(RECORDS FOR THE EXERCISE):
******************************
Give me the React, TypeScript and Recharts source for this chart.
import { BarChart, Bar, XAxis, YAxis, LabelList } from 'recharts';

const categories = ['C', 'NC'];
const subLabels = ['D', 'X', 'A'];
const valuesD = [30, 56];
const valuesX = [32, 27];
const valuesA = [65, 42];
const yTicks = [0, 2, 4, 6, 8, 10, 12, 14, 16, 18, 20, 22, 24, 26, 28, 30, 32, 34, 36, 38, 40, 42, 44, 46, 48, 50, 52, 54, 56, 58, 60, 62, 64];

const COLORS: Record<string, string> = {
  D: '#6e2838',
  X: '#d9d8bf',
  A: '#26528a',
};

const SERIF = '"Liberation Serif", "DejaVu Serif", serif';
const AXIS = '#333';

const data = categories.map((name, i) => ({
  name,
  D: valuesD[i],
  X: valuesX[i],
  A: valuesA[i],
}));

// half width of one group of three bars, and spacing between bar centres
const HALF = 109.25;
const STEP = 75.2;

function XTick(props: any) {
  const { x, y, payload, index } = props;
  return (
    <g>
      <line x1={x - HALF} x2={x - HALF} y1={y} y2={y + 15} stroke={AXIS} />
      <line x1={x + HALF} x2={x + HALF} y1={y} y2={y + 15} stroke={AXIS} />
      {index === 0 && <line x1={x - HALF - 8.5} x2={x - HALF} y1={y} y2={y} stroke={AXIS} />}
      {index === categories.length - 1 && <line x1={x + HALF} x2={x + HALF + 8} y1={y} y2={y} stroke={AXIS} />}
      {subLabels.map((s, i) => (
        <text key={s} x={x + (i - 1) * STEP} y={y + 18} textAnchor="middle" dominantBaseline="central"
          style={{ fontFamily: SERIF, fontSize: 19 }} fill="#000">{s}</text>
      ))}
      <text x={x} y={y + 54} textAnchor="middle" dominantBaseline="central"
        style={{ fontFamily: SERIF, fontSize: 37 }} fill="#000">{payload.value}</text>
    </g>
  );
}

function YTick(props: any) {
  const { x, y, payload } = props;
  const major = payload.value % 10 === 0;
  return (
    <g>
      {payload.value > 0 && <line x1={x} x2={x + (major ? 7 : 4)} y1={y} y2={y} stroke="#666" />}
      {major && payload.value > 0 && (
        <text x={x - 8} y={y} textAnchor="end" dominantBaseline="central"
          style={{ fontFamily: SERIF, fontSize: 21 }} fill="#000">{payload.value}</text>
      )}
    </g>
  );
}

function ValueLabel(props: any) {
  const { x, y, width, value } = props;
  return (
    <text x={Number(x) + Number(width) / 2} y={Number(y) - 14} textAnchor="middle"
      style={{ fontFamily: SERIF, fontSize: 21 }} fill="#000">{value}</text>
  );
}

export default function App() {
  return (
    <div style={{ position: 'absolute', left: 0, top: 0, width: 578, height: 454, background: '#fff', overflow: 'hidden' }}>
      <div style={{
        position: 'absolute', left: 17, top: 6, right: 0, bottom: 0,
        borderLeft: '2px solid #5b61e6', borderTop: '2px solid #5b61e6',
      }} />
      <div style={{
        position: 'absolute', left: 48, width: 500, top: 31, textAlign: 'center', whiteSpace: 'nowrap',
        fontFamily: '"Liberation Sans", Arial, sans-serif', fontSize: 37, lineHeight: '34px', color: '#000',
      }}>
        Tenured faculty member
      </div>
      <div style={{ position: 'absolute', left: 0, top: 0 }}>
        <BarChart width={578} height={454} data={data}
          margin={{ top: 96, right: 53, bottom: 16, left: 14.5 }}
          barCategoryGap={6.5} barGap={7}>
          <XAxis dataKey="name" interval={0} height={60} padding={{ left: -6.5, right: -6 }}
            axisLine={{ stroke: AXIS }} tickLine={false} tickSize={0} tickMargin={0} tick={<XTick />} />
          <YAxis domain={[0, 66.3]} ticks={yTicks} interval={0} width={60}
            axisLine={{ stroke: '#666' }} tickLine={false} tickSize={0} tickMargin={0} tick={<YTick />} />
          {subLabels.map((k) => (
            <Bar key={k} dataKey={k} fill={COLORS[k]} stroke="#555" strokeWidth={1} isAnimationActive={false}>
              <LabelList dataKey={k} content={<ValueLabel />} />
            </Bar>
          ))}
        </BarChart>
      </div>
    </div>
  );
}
******************************
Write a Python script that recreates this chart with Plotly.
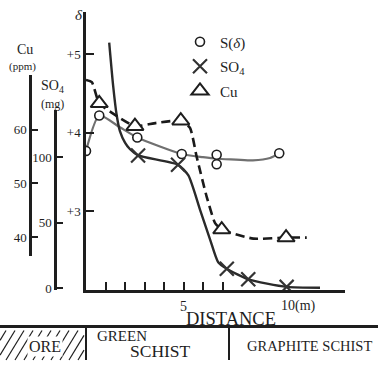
******************************
(SHORT TASK): Repeat exactly, and only, the lines from the one containing "Give me the" through the one containing "XAxis, YAxis, LabelList", both included.

(TASK RESULT):
Give me the React, TypeScript and Recharts source for this chart.
import { BarChart, Bar, XAxis, YAxis, LabelList } from 'recharts';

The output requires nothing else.